Scotland midfielder Charlie Adam has blamed the press for the departure of Craig Levein as national coach.
Levein lost his job because of a competitive record of three wins from 12 matches.
But Stoke midfielder Adam showed his support for his former boss on Twitter following training with his club.
"On my way back to hear Craig Levein has gone. Unbelievable. Can't believe the Scottish papers got what they wanted," he said.
Levein had a much-publicised dispute with Steven Fletcher that led to the striker being left out of the national squad for two years.
Fletcher, then with Wolves, made it known he did not wish to be considered after being overlooked for Euro 2012 qualifiers against the Czech Republic and Spain.
After the striker made a prolific start to the Premier League season following his summer move to Sunderland, Levein recalled Fletcher for the World Cup qualifying matches against Wales and Belgium.
The national boss said that he was able to do so because the player made it clear he wanted to return.
Despite the disagreement with Fletcher, Levein appeared to retain the backing of the Scotland squad.

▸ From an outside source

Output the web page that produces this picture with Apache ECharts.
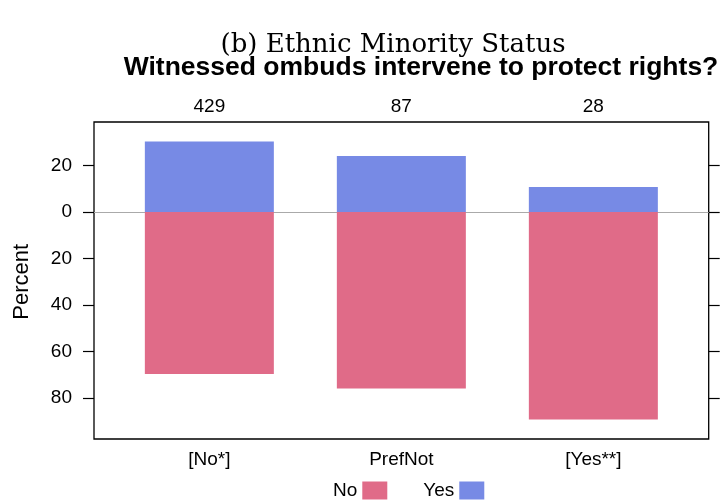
<!DOCTYPE html>
<html>
<head>
<meta charset="utf-8">
<script src="https://cdn.jsdelivr.net/npm/echarts@6/dist/echarts.min.js"></script>
<style>
  html, body { margin: 0; padding: 0; background: #fff; }
  #chart { width: 723px; height: 500px; }
</style>
</head>
<body>
<div id="chart"></div>
<script>
const categories = ['[No*]', 'PrefNot', '[Yes**]'];
const counts = ['429', '87', '28'];
const noPct = [69.7, 75.9, 89.3];
const yesPct = [30.3, 24.1, 10.7];
const seriesNames = ['No', 'Yes'];

const noColor = '#E06B88';
const yesColor = '#778AE5';

// plot frame geometry (px) and y scale
const frameLeft = 94, frameRight = 708.7, frameTop = 122, frameBottom = 439;
const zeroY = 212, pxPerUnit = 2.325;
const yTop = (zeroY - frameTop) / pxPerUnit;
const yBottom = -(frameBottom - zeroY) / pxPerUnit;
const barBand = 192;
const barCenter = (frameLeft + frameRight) / 2;

const myChart = echarts.init(document.getElementById('chart'));

const option = {
  animation: false,
  title: [
    {
      text: '(b) Ethnic Minority Status',
      left: 388, top: 27, textAlign: 'center',
      textStyle: { fontFamily: 'DejaVu Serif', fontWeight: 'normal', fontSize: 26, color: '#000' }
    },
    {
      text: 'Witnessed ombuds intervene to protect rights?',
      left: 416, top: 49, textAlign: 'center',
      textStyle: { fontFamily: 'Liberation Sans', fontWeight: 'bold', fontSize: 26.5, color: '#000' }
    }
  ],
  legend: {
    data: seriesNames,
    left: 328, top: 476,
    align: 'right',
    icon: 'rect',
    itemWidth: 25, itemHeight: 18, itemGap: 36,
    textStyle: { fontFamily: 'Liberation Sans', fontSize: 19, color: '#000' }
  },
  grid: [
    // frame
    { left: frameLeft, top: frameTop, width: frameRight - frameLeft, height: frameBottom - frameTop,
      show: true, borderColor: '#000', borderWidth: 1.3, backgroundColor: 'transparent' },
    // ticks + zero line
    { left: frameLeft, top: zeroY - 20 * pxPerUnit, width: frameRight - frameLeft, height: 100 * pxPerUnit },
    // bars
    { left: barCenter - 1.5 * barBand, top: frameTop, width: 3 * barBand, height: frameBottom - frameTop }
  ],
  xAxis: [
    { gridIndex: 0, type: 'value', min: 0, max: 1, show: false },
    { gridIndex: 1, type: 'value', min: 0, max: 1,
      axisLine: { show: true, onZero: true, lineStyle: { color: '#aaa', width: 1.2 } },
      axisTick: { show: false }, axisLabel: { show: false }, splitLine: { show: false } },
    { gridIndex: 2, type: 'category', data: categories, position: 'bottom',
      axisLine: { show: false }, axisTick: { show: false },
      axisLabel: { margin: 11, fontFamily: 'Liberation Sans', fontSize: 19, color: '#000' } },
    { gridIndex: 2, type: 'category', data: counts, position: 'top',
      axisLine: { show: false }, axisTick: { show: false },
      axisLabel: { margin: 6, fontFamily: 'Liberation Sans', fontSize: 19, color: '#000' } }
  ],
  yAxis: [
    { gridIndex: 0, type: 'value', min: yBottom, max: yTop, show: false },
    { gridIndex: 1, type: 'value', min: -80, max: 20, interval: 20, position: 'left',
      name: 'Percent', nameLocation: 'middle', nameGap: 61,
      nameTextStyle: { fontFamily: 'Liberation Sans', fontSize: 22, color: '#000' },
      axisLine: { show: false },
      axisTick: { show: true, length: 11, lineStyle: { color: '#000', width: 1.2 } },
      axisLabel: { margin: 22, fontFamily: 'Liberation Sans', fontSize: 19, color: '#000',
        formatter: v => String(Math.abs(v)) },
      splitLine: { show: false } },
    { gridIndex: 1, type: 'value', min: -80, max: 20, interval: 20, position: 'right',
      axisLine: { show: false },
      axisTick: { show: true, length: 11, lineStyle: { color: '#000', width: 1.2 } },
      axisLabel: { show: false }, splitLine: { show: false } },
    { gridIndex: 2, type: 'value', min: yBottom, max: yTop, show: false }
  ],
  series: [
    {
      name: 'No', type: 'bar', xAxisIndex: 2, yAxisIndex: 3, stack: 'pct',
      data: noPct.map(v => -v), barWidth: 129,
      itemStyle: { color: noColor }
    },
    {
      name: 'Yes', type: 'bar', xAxisIndex: 2, yAxisIndex: 3, stack: 'pct',
      data: yesPct, barWidth: 129,
      itemStyle: { color: yesColor }
    }
  ]
};

myChart.setOption(option);
window.onresize = () => {
  myChart.resize();
};
</script>
</body>
</html>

Captain Darren Fletcher and a series of players spoke out in support of the manager following the defeat by Belgium that left the Scots bottom of World Cup qualifying Group A.
However, Adam's tweet led to immediate criticism from Scotland fans who blame the midfielder for Gareth Bale's late winner in the previous game in Wales.
Iain Emerson, editor of The Famous Tartan Army magazine, thought that the decision would be welcomed by most Scotland supporters judging from internet messageboards.
"I think it was inevitable," he told BBC Scotland. "It has been a long three weeks waiting for it.
"I think that the majority of Scotland fans are pretty pleased that this has been the outcome now.
"There haven't been too many people speaking up for Craig Levein, that's for sure.
"He's had an uphill struggle to get the fans onside since the Czech Republic game, when he didn't play a striker, and I think no-one's seen any progress.
"Then, with the Steven Fletcher affair and the first couple of home games at Hampden in this campaign, the fans lost faith in him once and for all."
Emerson thought that Scotland ought to be producing better results with their current squad.
"We are not expecting to be world beaters, but we do at least expect to have a go, especially at Hampden," he said.
"We don't have the worst players at the moment - they are all playing at the top level.
"Why are we not doing better? It must be down to the tactics of the manager."